No Double-Counting. No revenue may be included in AR more than once. All intra-company transactions between or among the NFL, any NFL Affiliate, Clubs, and Club Affiliates shall be eliminated in accordance with GAAP (treating all such transactions on a pro forma consolidated basis) (except as provided in Subsection 1(a)(xiii)(J) above) for purposes of calculating AR. For any joint venture, if AR rights are granted to the venture, which in turn pays the NFL or the Clubs for the rights granted, the value of the rights shall only be included in AR once.
Subject to their reasonable business judgment, the NFL and each NFL Team shall act in good faith and use commercially reasonable efforts to increase AR for each playing season during the term of this Agreement and not shift revenues attributable to League Years within the term of this Agreement to League Years after the term. There shall be no obligation to accelerate into League Years within the term of this Agreement revenues attributable to League Years following expiration of this Agreement.

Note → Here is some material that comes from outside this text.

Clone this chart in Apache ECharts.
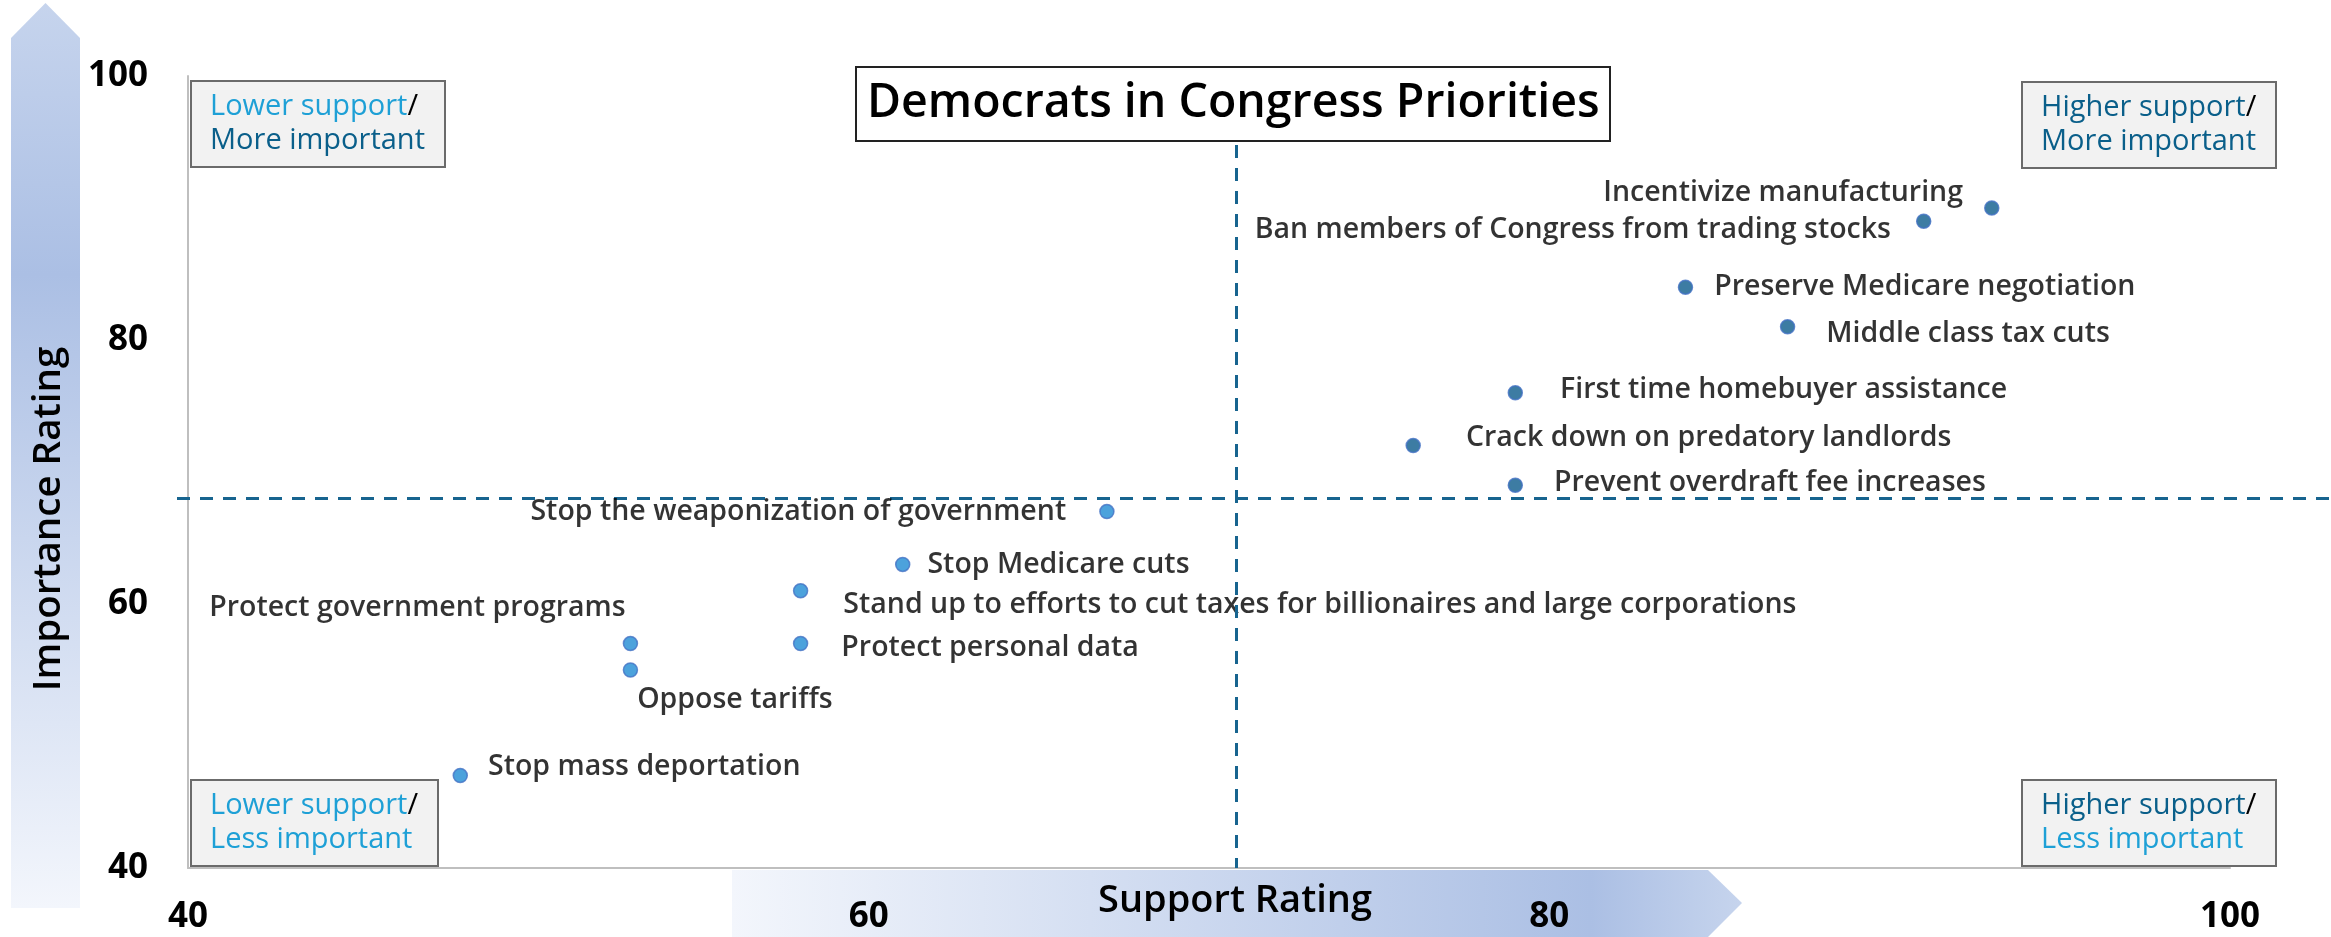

In evaluating compliance with this Subsection, the parties and the System Arbitrator shall consider and give substantial weight to the reasonable business judgment of the NFL or the NFL Team but no deference will be applied where the NFL is alleged to have deferred or forgone revenues of $1 billion or more for the purpose of securing leverage in collective bargaining, in which case any finding of non-compliance shall require proof by a clear preponderance of the evidence. The following is a list of decisions in respect of which the business judgment of the NFL or an NFL Team shall conclusively be deemed reasonable: franchise location; stadium capacity or configuration; ticket or suite prices; number and location of games played; whether to outsource or operate a line of business; and whether to accept or decline a sponsorship, advertising or naming rights opportunity. The foregoing list shall not limit in any manner the circumstances in which the business judgment of the NFL or an NFL Team may be deemed reasonable.
Additional Accounting Rules. The calculation of AR shall be further subject to the rules set forth in Section 10 below.
Revenue-related Arbitrators. Wherever this Article provides for a jointly-retained arbitrator to resolve a revenue-related dispute, and if the parties cannot agree on the identity of such arbitrator, the parties shall use the procedures set forth in Article 15, Section 6 to select the arbitrator.